Airlines Report Third Consecutive Quarter of Rising Costs

The Air Transport Association of America (ATA), the industry trade organization for the leading U.S. airlines, today released its quarterly Airline Cost Index, incorporating data through the third quarter of 2010. Included in the cost increases were travel agency commissions (up 6.1 percent).

Costs faced by U.S. passenger airlines, measured by the “composite cost index,” rose 5 percent to 209.8 in the third quarter of 2010 compared to the same period of 2009, outpacing the 1.2 percent gain in the U.S. Consumer Price Index (CPI). The composite airline cost index remains approximately 110 percent higher than its level of 100 in 2000.

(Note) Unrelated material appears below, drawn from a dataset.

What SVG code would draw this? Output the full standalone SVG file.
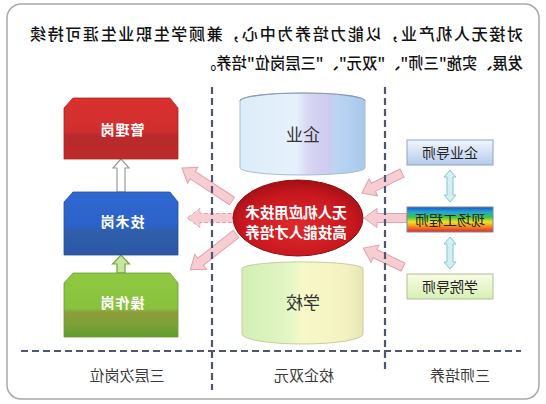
<svg xmlns="http://www.w3.org/2000/svg" width="546" height="404" viewBox="0 0 546 404">
<defs>
<style>
text{font-family:"Noto Sans CJK SC","Noto Sans",sans-serif}
.title{font-size:16px;fill:#111;font-weight:500}
.lbl{font-size:15px;fill:#3a3a3a;text-anchor:middle}
.box{font-size:14px;fill:#fff;font-weight:bold;text-anchor:middle;letter-spacing:1px}
.cyl{font-size:17px;fill:#333;text-anchor:middle}
.core{font-size:14.5px;fill:#fff;font-weight:bold;text-anchor:middle}
.tch{font-size:14px;fill:#222;text-anchor:middle}
.pink{fill:#f6cdd2;stroke:#e3a2aa;stroke-width:1}
.dash{stroke:#4f5670;stroke-width:2.2;stroke-dasharray:7 4;fill:none}
.dbl{fill:#d2f0f4;stroke:#8cc4cc;stroke-width:1}
</style>
<linearGradient id="gRed" x1="0" y1="0" x2="0" y2="1">
<stop offset="0" stop-color="#d8322f"/><stop offset="0.55" stop-color="#d02e2e"/><stop offset="0.62" stop-color="#b72a2b"/><stop offset="1" stop-color="#bf2a2b"/>
</linearGradient>
<linearGradient id="gBlue" x1="0" y1="0" x2="0" y2="1">
<stop offset="0" stop-color="#3068d2"/><stop offset="0.55" stop-color="#2c62c8"/><stop offset="0.62" stop-color="#2f5eaa"/><stop offset="1" stop-color="#2a58a6"/>
</linearGradient>
<linearGradient id="gGreen" x1="0" y1="0" x2="0" y2="1">
<stop offset="0" stop-color="#90c940"/><stop offset="0.55" stop-color="#88c23e"/><stop offset="0.62" stop-color="#8e9c3a"/><stop offset="0.8" stop-color="#7ca236"/><stop offset="1" stop-color="#5f9c30"/>
</linearGradient>
<linearGradient id="gTop" x1="0" y1="0" x2="1" y2="0">
<stop offset="0" stop-color="#dcecf9"/><stop offset="0.45" stop-color="#e6f1fb"/><stop offset="0.55" stop-color="#d8d6f2"/><stop offset="0.72" stop-color="#cccaf0"/><stop offset="0.76" stop-color="#bcd6f2"/><stop offset="1" stop-color="#a8c8ec"/>
</linearGradient>
<linearGradient id="gBot" x1="0" y1="0" x2="1" y2="0">
<stop offset="0" stop-color="#d2efb2"/><stop offset="0.4" stop-color="#e4f6c6"/><stop offset="0.5" stop-color="#f8f8c8"/><stop offset="0.85" stop-color="#f4f2c0"/><stop offset="1" stop-color="#e6e6b6"/>
</linearGradient>
<radialGradient id="gCore" cx="0.5" cy="0.6" r="0.6">
<stop offset="0" stop-color="#e02a2c"/><stop offset="0.7" stop-color="#c8181e"/><stop offset="1" stop-color="#a01016"/>
</radialGradient>
<linearGradient id="gT1" x1="0" y1="0" x2="0" y2="1">
<stop offset="0" stop-color="#f2f6fd"/><stop offset="1" stop-color="#b6caec"/>
</linearGradient>
<linearGradient id="gT2" x1="0" y1="0" x2="0" y2="1">
<stop offset="0" stop-color="#2050c0"/><stop offset="0.2" stop-color="#20a8d8"/><stop offset="0.4" stop-color="#40c048"/><stop offset="0.6" stop-color="#f0e424"/><stop offset="0.8" stop-color="#f08424"/><stop offset="1" stop-color="#e02424"/>
</linearGradient>
<linearGradient id="gT3" x1="0" y1="0" x2="0" y2="1">
<stop offset="0" stop-color="#fafce4"/><stop offset="1" stop-color="#d6efb6"/>
</linearGradient>
</defs>
<rect x="7" y="4" width="532" height="395" rx="14" fill="#fff" stroke="#a8a8a8" stroke-width="1.5"/>
<g id="title">
<text class="title" transform="matrix(-1 0 0 1 546 0)" x="23" y="40" textLength="493" lengthAdjust="spacing">对接无人机产业，以能力培养为中心，兼顾学生职业生涯可持续</text>
<text class="title" transform="matrix(-1 0 0 1 546 0)" x="23" y="69" textLength="322" lengthAdjust="spacingAndGlyphs">发展、实施"三师"、"双元"、"三层岗位"培养。</text>
</g>
<g id="connectors">
<path class="pink" transform="translate(232,201) rotate(-146.6)" d="M0,-4.5 H47 V-9.5 L60,0 L47,9.5 V4.5 H0 Z"/>
<path class="pink" transform="translate(238,218) rotate(180)" d="M0,-4.5 H38 V-9.5 L51,0 L38,9.5 V4.5 H0 Z" stroke="#777" stroke-dasharray="4 2"/>
<path class="pink" transform="translate(236,234) rotate(141.9)" d="M0,-4.5 H45 V-9.5 L58,0 L45,9.5 V4.5 H0 Z"/>
<path d="M117,192 V168 H113 L121,159 L129,168 H125 V192 Z" fill="#fff" stroke="#9a9a9a" stroke-width="1.2"/>
<path d="M117,273 V264 H112.5 L121,255 L129.5,264 H125 V273 Z" fill="#c6e6a0" stroke="#74a63c" stroke-width="1.2"/>
<path class="dbl" d="M450,170 L456,177 H453 V195 H456 L450,202 L444,195 H447 V177 H444 Z"/>
<path class="dbl" d="M450,237 L456,244 H453 V262 H456 L450,269 L444,262 H447 V244 H444 Z"/>
</g>
<g id="node-top-cyl">
<path d="M240,101 A62.5,8 0 0 1 365,101 V168 A62.5,7 0 0 1 240,168 Z" fill="url(#gTop)" stroke="#a8bcd4" stroke-width="1"/>
<path d="M240,101 A62.5,8 0 0 1 365,101" fill="none" stroke="#8a9ab8" stroke-width="1.2"/>
<text class="cyl" transform="matrix(-1 0 0 1 546 0)" x="243" y="141">企业</text>
</g>
<g id="node-bot-cyl">
<path d="M242,268 A61,7 0 0 1 363,268 V334 A60.5,10 0 0 1 242,334 Z" fill="url(#gBot)" stroke="#c8cca0" stroke-width="1"/>
<text class="cyl" transform="matrix(-1 0 0 1 546 0)" x="243" y="309">学校</text>
</g>
<g id="node-core">
<ellipse cx="298" cy="218" rx="65" ry="38" fill="url(#gCore)" stroke="#8e1014" stroke-width="1"/>
<text class="core" transform="matrix(-1 0 0 1 546 0)" x="250" y="218">无人机应用技术</text>
<text class="core" transform="matrix(-1 0 0 1 546 0)" x="250" y="238">高技能人才培养</text>
</g>
<g id="connectors-in">
<path class="pink" transform="translate(402,173) rotate(153.4)" d="M0,-4.5 H32 V-9.5 L45,0 L32,9.5 V4.5 H0 Z"/>
<path class="pink" transform="translate(407,218) rotate(180)" d="M0,-4.5 H30 V-9.5 L43,0 L30,9.5 V4.5 H0 Z"/>
<path class="pink" transform="translate(403,267) rotate(205.4)" d="M0,-4.5 H31 V-9.5 L44,0 L31,9.5 V4.5 H0 Z"/>
</g>
<g id="node-manage">
<path d="M73,98 H170 L178,108 V159 H64 V108 Z" fill="url(#gRed)" stroke="#a82424" stroke-width="0.8"/>
<text class="box" transform="matrix(-1 0 0 1 546 0)" x="424" y="135">管理岗</text>
</g>
<g id="node-tech">
<path d="M73,192 H170 L178,202 V255 H64 V202 Z" fill="url(#gBlue)" stroke="#23509c" stroke-width="0.8"/>
<text class="box" transform="matrix(-1 0 0 1 546 0)" x="424" y="227">技术岗</text>
</g>
<g id="node-op">
<path d="M73,273 H170 L178,283 V337 H64 V283 Z" fill="url(#gGreen)" stroke="#6a9a34" stroke-width="0.8"/>
<text class="box" transform="matrix(-1 0 0 1 546 0)" x="424" y="308">操作岗</text>
</g>
<g id="node-mentor-ent">
<rect x="407" y="140" width="86" height="25" fill="url(#gT1)" stroke="#8ea2c8" stroke-width="1"/>
<text class="tch" transform="matrix(-1 0 0 1 546 0)" x="96" y="158">企业导师</text>
</g>
<g id="node-engineer">
<rect x="407" y="207" width="86" height="25" fill="url(#gT2)" stroke="#7a8aa8" stroke-width="1"/>
<text class="tch" transform="matrix(-1 0 0 1 546 0)" x="96" y="225">现场工程师</text>
</g>
<g id="node-mentor-sch">
<rect x="407" y="274" width="86" height="25" fill="url(#gT3)" stroke="#b0c094" stroke-width="1"/>
<text class="tch" transform="matrix(-1 0 0 1 546 0)" x="96" y="292">学院导师</text>
</g>
<g id="dividers">
<line class="dash" x1="212" y1="87" x2="212" y2="390"/>
<line class="dash" x1="385" y1="87" x2="385" y2="372"/>
<line class="dash" x1="21" y1="351" x2="521" y2="351"/>
</g>
<g id="labels">
<text class="lbl" transform="matrix(-1 0 0 1 546 0)" x="419" y="381">三层次岗位</text>
<text class="lbl" transform="matrix(-1 0 0 1 546 0)" x="242" y="381">校企双元</text>
<text class="lbl" transform="matrix(-1 0 0 1 546 0)" x="86" y="381">三师培养</text>
</g>
</svg>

The three largest components of the index – which includes all operating expenses, as well as interest expense – were fuel, labor and transport-related expense respectively. Other third quarter highlights include:

• Improvements in fuel efficiency, labor productivity and revenue generation helped offset the higher composite costs, pushing the break-even load factor down 7.3 percentage points to 73.7 percent – the lowest level since the first quarter of 2001 – and enabling the first consecutive quarters of profitability since the middle of 2007.
• Combined fuel and labor costs accounted for half of airline operating expenses. The average price paid for fuel rose 10.6 percent, from $1.92 to $2.13 per gallon. The average cost (wages, benefits and payroll taxes) of a full-time equivalent worker rose 5.6 percent to a high of $86,603.
• Other rising cost categories included, among others, advertising and promotion (up 12.8 percent), aircraft rents and ownership (up 9.4 percent), travel agency commissions (up 6.1 percent), landing fees (up 3.8 percent) and interest (up 3.6 percent).
• Other categories seeing year-over-year declines in input costs included maintenance material (cost of maintaining and purchasing materials for airframes, aircraft engines, ground property and equipment, down 6.7 percent), property rents and ownership (down 5.1 percent) and non-aircraft insurance (down 3.8 percent).
• Categories with year-over-changes of less than 3 percent were aircraft insurance, communication, food and beverage, professional services, transport-related expenses and utilities and office supplies.

"The third-quarter results highlight the continued importance of offsetting the rising costs of doing business through operational efficiencies, productivity gains, and diversification of revenue streams. Thanks to a strengthening economy and the continuing efforts of airlines to adapt to a volatile environment, the increase in costs did not stand in the way of profitability this quarter,” said ATA Chief Economist John Heimlich. “Nonetheless, with costs likely to continue rising in this period of economic uncertainty, financial discipline remains paramount.”